INFORMATION SUPPLIED start
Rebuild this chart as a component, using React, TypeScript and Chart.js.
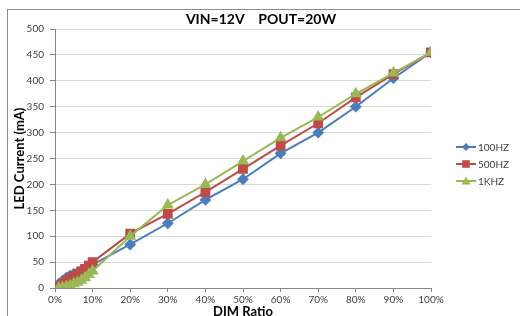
import React, { useEffect, useRef } from "react";
import { Chart, registerables } from "chart.js";

Chart.register(...registerables);

const dimRatio = [1, 2, 3, 4, 5, 6, 7, 8, 9, 10, 20, 30, 40, 50, 60, 70, 80, 90, 100];
const hz100 = [8, 14, 20, 24, 27, 30, 34, 37, 40, 45, 84, 125, 170, 210, 260, 300, 350, 405, 455];
const hz500 = [3, 8, 13, 18, 22, 27, 32, 37, 43, 50, 105, 143, 185, 230, 275, 318, 368, 413, 455];
const khz1 = [0, 1, 3, 5, 8, 11, 15, 20, 26, 33, 100, 160, 200, 245, 290, 330, 375, 415, 455];
const seriesNames = ["100HZ", "500HZ", "1KHZ"];
const yTicks = [0, 50, 100, 150, 200, 250, 300, 350, 400, 450, 500];
const xTickLabels = ["0%", "10%", "20%", "30%", "40%", "50%", "60%", "70%", "80%", "90%", "100%"];
const titleText = "VIN=12V    POUT=20W";

const FONT = "Lato, 'Open Sans', sans-serif";

function marker(ctx: CanvasRenderingContext2D, style: string, x: number, y: number) {
  ctx.beginPath();
  if (style === "rectRot") {
    const r = 4;
    ctx.moveTo(x, y - r);
    ctx.lineTo(x + r, y);
    ctx.lineTo(x, y + r);
    ctx.lineTo(x - r, y);
    ctx.closePath();
  } else if (style === "rect") {
    const s = 3.8;
    ctx.rect(x - s, y - s, 2 * s, 2 * s);
  } else {
    const r = 4.5;
    ctx.moveTo(x, y - r);
    ctx.lineTo(x + r, y + r * 0.75);
    ctx.lineTo(x - r, y + r * 0.75);
    ctx.closePath();
  }
  ctx.fill();
}

const legendPlugin = {
  id: "customLegend",
  afterDraw(chart: any) {
    const ctx = chart.ctx as CanvasRenderingContext2D;
    ctx.save();
    ctx.font = `bold 14px ${FONT}`;
    ctx.fillStyle = "#000";
    ctx.textAlign = "center";
    ctx.textBaseline = "middle";
    ctx.fillText(titleText, 261, 19);
    const rows = [147, 164, 181];
    chart.data.datasets.forEach((ds: any, i: number) => {
      const y = rows[i];
      ctx.strokeStyle = ds.borderColor;
      ctx.lineWidth = 2;
      ctx.beginPath();
      ctx.moveTo(456, y);
      ctx.lineTo(476, y);
      ctx.stroke();
      ctx.fillStyle = ds.backgroundColor;
      marker(ctx, ds.pointStyle, 466, y);
      ctx.fillStyle = "#404040";
      ctx.font = `10px ${FONT}`;
      ctx.textAlign = "left";
      ctx.textBaseline = "middle";
      ctx.fillText(ds.label, 478, y + 0.5);
    });
    ctx.restore();
  },
};

export default function App() {
  const ref = useRef<HTMLCanvasElement | null>(null);
  useEffect(() => {
    if (!ref.current) return;
    const mk = (vals: number[]) => dimRatio.map((x, i) => ({ x, y: vals[i] }));
    const chart = new Chart(ref.current, {
      type: "line",
      data: {
        datasets: [
          {
            label: seriesNames[0],
            data: mk(hz100),
            borderColor: "#4A7EBB",
            backgroundColor: "#4A7EBB",
            pointStyle: "rectRot",
            pointRadius: 4.5,
            borderWidth: 2,
            order: 2,
          },
          {
            label: seriesNames[1],
            data: mk(hz500),
            borderColor: "#BE4B48",
            backgroundColor: "#BE4B48",
            pointStyle: "rect",
            pointRadius: 5.5,
            borderWidth: 2,
            order: 1,
          },
          {
            label: seriesNames[2],
            data: mk(khz1),
            borderColor: "#98B954",
            backgroundColor: "#98B954",
            pointStyle: "triangle",
            pointRadius: 5,
            borderWidth: 2,
            order: 0,
          },
        ],
      },
      options: {
        animation: false,
        responsive: false,
        devicePixelRatio: 1,
        layout: { padding: { top: 29, right: 89, left: 0, bottom: 0 } },
        plugins: { legend: { display: false }, title: { display: false }, tooltip: { enabled: false } },
        scales: {
          x: {
            type: "linear",
            min: 0,
            max: 100,
            afterFit: (s: any) => { s.height = 28; },
            afterBuildTicks: (s: any) => { s.ticks = xTickLabels.map((_, i) => ({ value: i * 10 })); },
            ticks: {
              callback: (v: any) => xTickLabels[Math.round(Number(v) / 10)],
              font: { size: 10, family: FONT },
              color: "#404040",
              padding: 2,
              maxRotation: 0,
            },
            grid: { drawOnChartArea: false, tickLength: 4, tickColor: "#868686" },
            border: { color: "#868686" },
            title: {
              display: true,
              text: "DIM Ratio",
              font: { size: 13, weight: "bold", family: FONT },
              color: "#000",
              padding: { top: 0, bottom: -4 },
            },
          },
          y: {
            min: 0,
            max: 500,
            afterFit: (s: any) => { s.width = 55; },
            afterBuildTicks: (s: any) => { s.ticks = yTicks.map((v) => ({ value: v })); },
            ticks: {
              font: { size: 10, family: FONT },
              color: "#404040",
              padding: 6,
            },
            grid: { color: "#D9D9D9", tickLength: 5, tickColor: "#868686" },
            border: { color: "#868686" },
            title: {
              display: true,
              text: "LED Current (mA)",
              font: { size: 13, weight: "bold", family: FONT },
              color: "#000",
              padding: { top: 12, bottom: 0 },
            },
          },
        },
      },
      plugins: [legendPlugin],
    });
    return () => chart.destroy();
  }, []);
  return (
    <div style={{ position: "fixed", left: 0, top: 0, width: 520, height: 316, background: "#fff", overflow: "hidden" }}>
      <div style={{ position: "absolute", left: 7, top: 9, width: 600, height: 400, border: "1px solid #8C8C8C", boxSizing: "border-box" }} />
      <canvas ref={ref} width={520} height={316} style={{ position: "absolute", left: 0, top: 0, width: 520, height: 316 }} />
    </div>
  );
}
INFORMATION SUPPLIED end
→ EXERCISE PROMPT
From the first line above to the line containing "Chart.register(...registerables);", repeat each line exactly. Pictures stay out.

→ REPLY TO THE EXERCISE
Rebuild this chart as a component, using React, TypeScript and Chart.js.
import React, { useEffect, useRef } from "react";
import { Chart, registerables } from "chart.js";

Chart.register(...registerables);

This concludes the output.